Q1. Why does DNA migrate towards the anode during electrophoresis?

DNA has a sugar-phosphate backbone. The phosphate groups give DNA a net negative charge. Because opposite charges attract, the negatively charged DNA moves towards the positive electrode (anode).

Q2. What is the role of Ethidium Bromide (EtBr)?

EtBr acts as an intercalating agent. It slides between the nitrogenous base pairs of the DNA double helix. When exposed to UV light, it fluoresces strongly, making the invisible DNA bands visible to the naked eye.

Q3. Why is glycerol added to the DNA loading dye?

Glycerol increases the density of the DNA sample. This ensures that when the sample is pipetted into the well, it sinks heavily to the bottom rather than floating away and dissolving into the running buffer.

Q4. What is the purpose of the TAE or TBE running buffer?

The buffer serves two main purposes: it provides the necessary ions to conduct the electrical current through the gel, and it maintains a stable pH so the DNA does not denature during the run.

Q5. How does the concentration of agarose affect DNA separation?

Agarose creates a porous molecular matrix. A higher concentration of agarose (e.g., 2%) creates smaller pores, which is ideal for separating very small DNA fragments. A lower concentration (e.g., 0.8%) creates larger pores, ideal for large DNA fragments.

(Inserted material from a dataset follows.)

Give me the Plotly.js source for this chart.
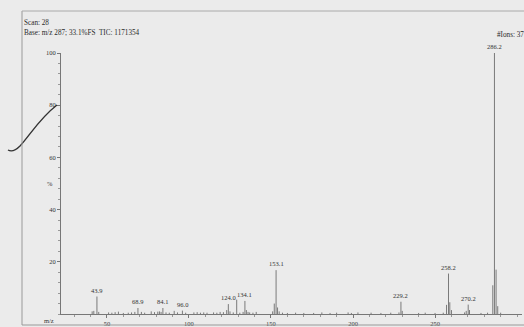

Q6. What is a "DNA Ladder" and why is it loaded in the first well?

A DNA ladder is a mixture of DNA fragments of known sizes (measured in base pairs, or bp). It acts as a ruler. By comparing the distance your sample traveled against the ladder, you can accurately estimate the size of your DNA fragments.

Q7. Why do we add tracking dyes like Bromophenol Blue?

Because DNA is invisible to the naked eye, tracking dyes are added to monitor the progress of the electrophoresis. The dye migrates ahead of the DNA, letting the researcher know exactly when to turn off the power supply before the DNA runs off the edge of the gel.